Start DATA

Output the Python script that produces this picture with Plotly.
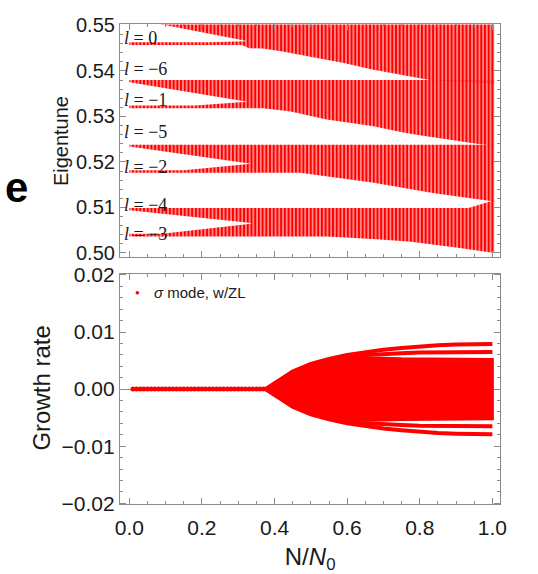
import numpy as np
import plotly.graph_objects as go

# ---------------- Eigentune spectrum: band outlines (N/N0, tune) ----------------
# Each band: flat top edge, lower edge, and the notch between the upper
# triangle and the isolated low-intensity mode line.
A_top_x = [0.0, 1.005]
A_top_y = [0.5520, 0.5520]
A_bot_x = [0.0, 0.31, 0.33, 0.368, 0.426, 0.4985, 0.588, 0.669, 0.827, 1.005]
A_bot_y = [0.5457, 0.5457, 0.5450, 0.5449, 0.5442, 0.5431, 0.5418, 0.5403, 0.5380, 0.5372]
A_line_x = [0.0, 0.22, 0.32]
A_line_y = [0.5463, 0.5463, 0.5465]
A_tri_x = [0.0, 0.32]
A_tri_y = [0.5516, 0.5466]

B_top_x = [0.0, 1.005]
B_top_y = [0.5380, 0.5380]
B_bot_x = [0.0, 0.368, 0.4445, 0.543, 0.669, 0.758, 0.804, 0.966, 1.005]
B_bot_y = [0.5318, 0.5318, 0.5311, 0.5293, 0.5279, 0.5264, 0.5258, 0.5239, 0.5236]
B_line_x = [0.0, 0.18, 0.325]
B_line_y = [0.5324, 0.5324, 0.5331]
B_tri_x = [0.0, 0.325]
B_tri_y = [0.5375, 0.5332]

C_top_x = [0.0, 1.005]
C_top_y = [0.5238, 0.5238]
C_bot_x = [0.0, 0.47, 0.669, 0.84, 0.9965, 1.005]
C_bot_y = [0.5176, 0.5176, 0.5155, 0.5131, 0.5114, 0.5113]
C_line_x = [0.0, 0.15, 0.335]
C_line_y = [0.5182, 0.5182, 0.5195]
C_tri_x = [0.0, 0.335]
C_tri_y = [0.5234, 0.5196]

D_top_x = [0.0, 0.934, 1.005]
D_top_y = [0.5099, 0.5099, 0.5116]
D_bot_x = [0.0, 0.543, 0.669, 0.77, 0.90, 1.005]
D_bot_y = [0.5036, 0.5036, 0.5031, 0.5025, 0.5012, 0.5000]
D_line_x = [0.0, 0.09, 0.335]
D_line_y = [0.5042, 0.5042, 0.5064]
D_tri_x = [0.0, 0.335]
D_tri_y = [0.5094, 0.5066]

# Azimuthal mode labels
mode_labels = ["0", "\u22126", "\u22121", "\u22125", "\u22122", "\u22124", "\u22123"]
mode_label_y = [0.5473, 0.5405, 0.5336, 0.5265, 0.5189, 0.5106, 0.5042]

# ---------------- Growth rate ----------------
N_stable = [round(0.01 * k, 2) for k in range(1, 39)]
rate_stable = [0.0] * len(N_stable)

fan_x = [0.375, 0.40, 0.45, 0.50, 0.55, 0.60, 0.65, 0.70, 0.75, 0.80, 0.85, 0.90, 0.95, 1.00]
outer_up = [0.0, 0.0010, 0.0031, 0.0044, 0.0053, 0.0060, 0.0065, 0.0069, 0.0072, 0.0075, 0.0077, 0.0078, 0.0079, 0.0079]
outer_lo = [0.0, -0.0010, -0.0031, -0.0044, -0.0053, -0.0060, -0.0065, -0.0069, -0.0072, -0.0075, -0.0077, -0.0078, -0.0079, -0.0079]
mass_up = [0.0, 0.0010, 0.0031, 0.0044, 0.0052, 0.0055, 0.0055, 0.0054, 0.0053, 0.0053, 0.0052, 0.0052, 0.0052, 0.0052]
mass_lo = [0.0, -0.0010, -0.0031, -0.0044, -0.0052, -0.0055, -0.0055, -0.0054, -0.0053, -0.0053, -0.0052, -0.0052, -0.0052, -0.0052]
branch_x = [0.60, 0.65, 0.70, 0.75, 0.80, 0.85, 0.90, 0.95, 1.00]
branch_up = [0.0058, 0.0060, 0.0062, 0.0063, 0.0064, 0.0064, 0.0065, 0.0065, 0.0065]
branch_lo = [-0.0058, -0.0060, -0.0062, -0.0063, -0.0064, -0.0064, -0.0065, -0.0065, -0.0065]

RED = "rgb(255,0,0)"
FRAME = "#8c8c8c"
SANS = "Liberation Sans, Arial, sans-serif"
SERIF = "Liberation Serif, Times New Roman, serif"

fig = go.Figure()

# column spacing of the N/N0 scan in pixels (dN = 0.01)
x_range = [-0.026, 1.022]
dom_x = [117.3 / 538, 505.7 / 538]
px_per_unit = (dom_x[1] - dom_x[0]) * 538 / (x_range[1] - x_range[0])
col_px = 0.01 * px_per_unit


def band_outline(tx, ty, bx, by, lx, ly, rx, ry):
    xs = list(tx) + list(bx[::-1]) + list(lx) + list(rx[::-1]) + [tx[0]]
    ys = list(ty) + list(by[::-1]) + list(ly) + list(ry[::-1]) + [ty[0]]
    return xs, ys


bands = [
    (A_top_x, A_top_y, A_bot_x, A_bot_y, A_line_x, A_line_y, A_tri_x, A_tri_y),
    (B_top_x, B_top_y, B_bot_x, B_bot_y, B_line_x, B_line_y, B_tri_x, B_tri_y),
    (C_top_x, C_top_y, C_bot_x, C_bot_y, C_line_x, C_line_y, C_tri_x, C_tri_y),
    (D_top_x, D_top_y, D_bot_x, D_bot_y, D_line_x, D_line_y, D_tri_x, D_tri_y),
]
for b in bands:
    xs, ys = band_outline(*b)
    fig.add_trace(go.Scatter(
        x=xs, y=ys, mode="lines", fill="toself",
        line=dict(width=0, color=RED),
        fillcolor="rgba(255,0,0,0)",
        fillpattern=dict(shape="|", size=col_px, solidity=0.72,
                         fgcolor=RED, bgcolor="rgba(255,225,225,0.6)",
                         fillmode="replace"),
        hoverinfo="skip", showlegend=False, xaxis="x", yaxis="y"))

# ---- growth rate panel ----
fig.add_trace(go.Scatter(
    x=fan_x + fan_x[::-1], y=mass_up + mass_lo[::-1], mode="lines", fill="toself",
    fillcolor=RED, line=dict(color=RED, width=3), hoverinfo="skip",
    showlegend=False, xaxis="x2", yaxis="y2"))
for yy in (outer_up, outer_lo):
    fig.add_trace(go.Scatter(x=fan_x, y=yy, mode="lines", line=dict(color=RED, width=4),
                             hoverinfo="skip", showlegend=False, xaxis="x2", yaxis="y2"))
for yy in (branch_up, branch_lo):
    fig.add_trace(go.Scatter(x=branch_x, y=yy, mode="lines", line=dict(color=RED, width=4),
                             hoverinfo="skip", showlegend=False, xaxis="x2", yaxis="y2"))
fig.add_trace(go.Scatter(x=N_stable, y=rate_stable, mode="markers",
                         marker=dict(color=RED, size=5, line=dict(width=0)),
                         hoverinfo="skip", showlegend=False, xaxis="x2", yaxis="y2"))

axis_common = dict(
    showline=True, linecolor=FRAME, linewidth=1, mirror="ticks",
    ticks="inside", tickcolor=FRAME, ticklen=6, tickwidth=1,
    showgrid=False, zeroline=False, layer="above traces",
    tickfont=dict(family=SANS, size=20, color="#1a1a1a"),
)

fig.update_layout(
    width=538, height=574, margin=dict(l=0, r=0, t=0, b=0),
    paper_bgcolor="white", plot_bgcolor="white",
    xaxis=dict(domain=dom_x, range=x_range, anchor="y", tick0=0, dtick=0.2,
               showticklabels=False,
               minor=dict(ticks="inside", dtick=0.05, ticklen=3, tickcolor=FRAME),
               **axis_common),
    yaxis=dict(domain=[(574 - 256) / 574, (574 - 15) / 574], range=[0.4991, 0.5502],
               anchor="x", tick0=0.5, dtick=0.01, tickformat=".2f",
               minor=dict(ticks="inside", dtick=0.002, ticklen=3, tickcolor=FRAME),
               **axis_common),
    xaxis2=dict(domain=dom_x, range=x_range, anchor="y2", tick0=0, dtick=0.2,
                tickformat=".1f", ticklabelstandoff=4,
                title=dict(text="N/<i>N</i><sub>0</sub>", standoff=10,
                           font=dict(family=SANS, size=24, color="#1a1a1a")),
                minor=dict(ticks="inside", dtick=0.05, ticklen=3, tickcolor=FRAME),
                **{**axis_common, "tickfont": dict(family=SANS, size=21, color="#1a1a1a")}),
    yaxis2=dict(domain=[(574 - 512.3) / 574, (574 - 273.3) / 574], range=[-0.0202, 0.0202],
                anchor="x2", tick0=0, dtick=0.01, tickformat=".2f",
                minor=dict(ticks="inside", dtick=0.002, ticklen=3, tickcolor=FRAME),
                **{**axis_common, "zeroline": True, "zerolinecolor": "#8c8c8c",
                   "zerolinewidth": 1,
                   "tickfont": dict(family=SANS, size=21, color="#1a1a1a")}),
)

annotations = []
for lab, yv in zip(mode_labels, mode_label_y):
    annotations.append(dict(
        x=-0.019, y=yv, xref="x", yref="y", xanchor="left", yanchor="middle",
        text=f"<i>l</i> = {lab}", showarrow=False,
        font=dict(family=SERIF, size=18, color="#1a1a1a")))

annotations += [
    dict(x=57 / 538, y=1 - 136 / 574, xref="paper", yref="paper", text="Eigentune",
         textangle=-90, showarrow=False, xanchor="center", yanchor="middle",
         font=dict(family=SANS, size=20, color="#1a1a1a")),
    dict(x=37 / 538, y=1 - 392 / 574, xref="paper", yref="paper", text="Growth rate",
         textangle=-90, showarrow=False, xanchor="center", yanchor="middle",
         font=dict(family=SANS, size=24, color="#1a1a1a")),
    dict(x=-2 / 538, y=1 - 184 / 574, xref="paper", yref="paper", text="<b>e</b>",
         showarrow=False, xanchor="left", yanchor="middle",
         font=dict(family=SANS, size=42, color="black")),
    dict(x=135 / 538, y=1 - 293 / 574, xref="paper", yref="paper", text="\u25cf",
         showarrow=False, xanchor="center", yanchor="middle",
         font=dict(family=SANS, size=8, color=RED)),
    dict(x=150 / 538, y=1 - 293 / 574, xref="paper", yref="paper",
         text="<i>\u03c3</i> mode, w/ZL", showarrow=False, xanchor="left", yanchor="middle",
         font=dict(family=SANS, size=15, color="#1a1a1a")),
]
fig.update_layout(annotations=annotations)

fig.write_html("out.html")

End DATA

EXERCISE DIRECTIONS: Pictures are excluded: retype only the lines from the beginning of the listing above through the line with "0.5189, 0.5106, 0.5042]", both included.

SOLUTION TO THIS EXERCISE:
Output the Python script that produces this picture with Plotly.
import numpy as np
import plotly.graph_objects as go

# ---------------- Eigentune spectrum: band outlines (N/N0, tune) ----------------
# Each band: flat top edge, lower edge, and the notch between the upper
# triangle and the isolated low-intensity mode line.
A_top_x = [0.0, 1.005]
A_top_y = [0.5520, 0.5520]
A_bot_x = [0.0, 0.31, 0.33, 0.368, 0.426, 0.4985, 0.588, 0.669, 0.827, 1.005]
A_bot_y = [0.5457, 0.5457, 0.5450, 0.5449, 0.5442, 0.5431, 0.5418, 0.5403, 0.5380, 0.5372]
A_line_x = [0.0, 0.22, 0.32]
A_line_y = [0.5463, 0.5463, 0.5465]
A_tri_x = [0.0, 0.32]
A_tri_y = [0.5516, 0.5466]

B_top_x = [0.0, 1.005]
B_top_y = [0.5380, 0.5380]
B_bot_x = [0.0, 0.368, 0.4445, 0.543, 0.669, 0.758, 0.804, 0.966, 1.005]
B_bot_y = [0.5318, 0.5318, 0.5311, 0.5293, 0.5279, 0.5264, 0.5258, 0.5239, 0.5236]
B_line_x = [0.0, 0.18, 0.325]
B_line_y = [0.5324, 0.5324, 0.5331]
B_tri_x = [0.0, 0.325]
B_tri_y = [0.5375, 0.5332]

C_top_x = [0.0, 1.005]
C_top_y = [0.5238, 0.5238]
C_bot_x = [0.0, 0.47, 0.669, 0.84, 0.9965, 1.005]
C_bot_y = [0.5176, 0.5176, 0.5155, 0.5131, 0.5114, 0.5113]
C_line_x = [0.0, 0.15, 0.335]
C_line_y = [0.5182, 0.5182, 0.5195]
C_tri_x = [0.0, 0.335]
C_tri_y = [0.5234, 0.5196]

D_top_x = [0.0, 0.934, 1.005]
D_top_y = [0.5099, 0.5099, 0.5116]
D_bot_x = [0.0, 0.543, 0.669, 0.77, 0.90, 1.005]
D_bot_y = [0.5036, 0.5036, 0.5031, 0.5025, 0.5012, 0.5000]
D_line_x = [0.0, 0.09, 0.335]
D_line_y = [0.5042, 0.5042, 0.5064]
D_tri_x = [0.0, 0.335]
D_tri_y = [0.5094, 0.5066]

# Azimuthal mode labels
mode_labels = ["0", "\u22126", "\u22121", "\u22125", "\u22122", "\u22124", "\u22123"]
mode_label_y = [0.5473, 0.5405, 0.5336, 0.5265, 0.5189, 0.5106, 0.5042]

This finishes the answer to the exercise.